E allora la domanda diventa inevitabile: chi sta bestemmiando davvero?
La Chiesa ha sempre avuto due anime. Una fatta di potere, di cardinali vestiti d’oro, di accordi, di diplomazie. E una fatta di silenzio, disobbedienza, piedi scalzi, mani sporche di minestra e sudore. In Calabria, oggi, queste due anime si sono incarnate in due uomini. Uno muore nel silenzio. L’altro straparla.
E la politica, come sempre, sta a guardare. Perché il prete che incita a mollare la legalità fa comodo. E quello che la testimonia con la vita, disturba.

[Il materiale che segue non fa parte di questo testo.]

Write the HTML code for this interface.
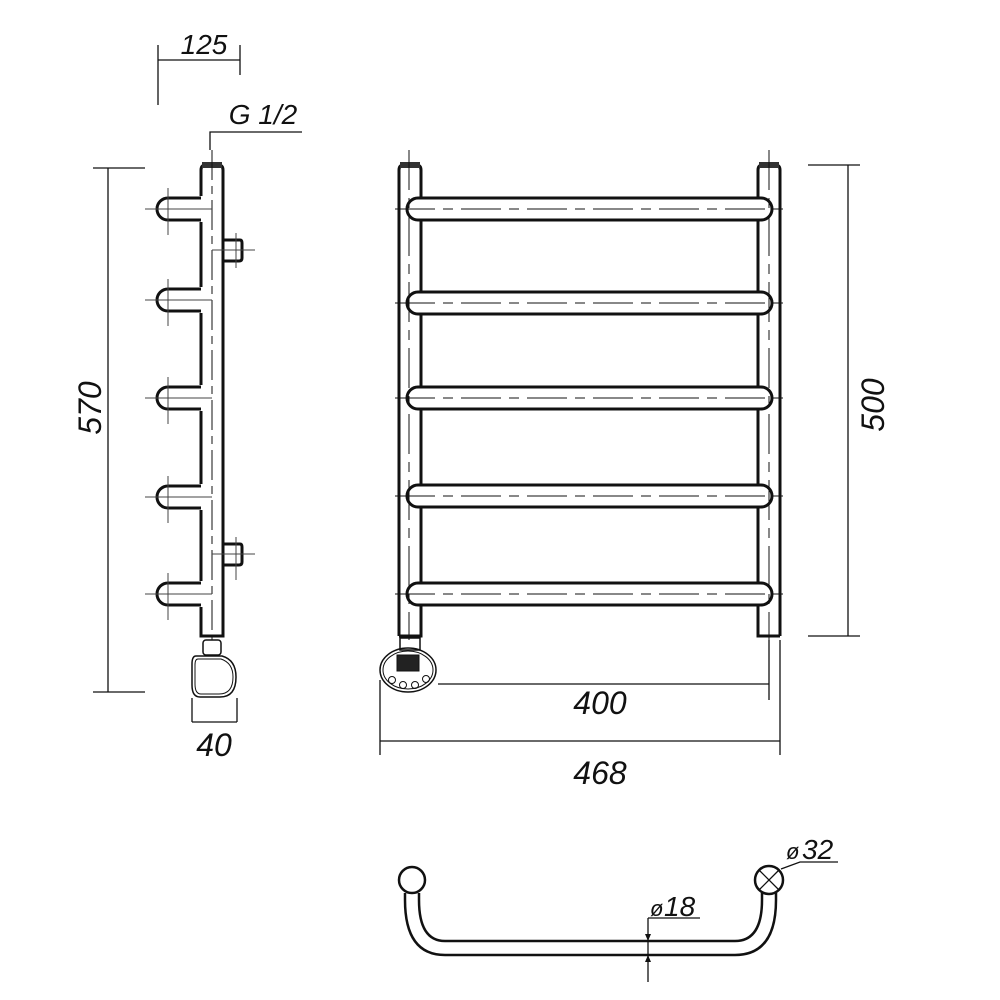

In una regione in cui ogni parola pesa, dove ogni gesto si fa simbolo, tutto questo non è una coincidenza. È una scelta. È un segno. Ed è un monito.
La dignità di un uomo non si misura dalle assoluzioni, ma dal vuoto che lascia quando tace. E oggi, accanto al letto di Padre Fedele, quel vuoto si sente. È un vuoto d’istituzioni, di coraggio, di gratitudine. Non della sua gente, che ancora oggi si stringe intorno al “Monaco”.
Questa non è solo la storia di un ex frate e di un prete discusso. È la parabola di un Sud che ha perso la bussola e non distingue più tra chi serve e chi si serve. Tra chi predica e chi pratica. Tra chi ama la carità, la partecipazione e la disobbedienza e chi grida soltanto per compiacere e per essere applaudito.
Spero ci sarà ancora molto tempo per i funerali solenni, per le commemorazioni tardive, per gli editoriali ipocriti. Ma oggi, adesso, l’unica cosa da fare è bussare a quella porta, aprirla, e restituire a Padre Fedele ciò che gli è stato tolto: la possibilità di continuare a vivere – o, se deve morire – di farlo con la tonaca che non ha mai smesso di indossare. Nemmeno quando gliel’hanno strappata di dosso.
Perché, alla fine, in questa storia, l’unico vero scandalo non è ciò che ha detto don Nuccio. Ma ciò che non ha fatto la Chiesa per Padre Fedele.
E il silenzio, certe volte, fa più rumore di ogni bestemmia.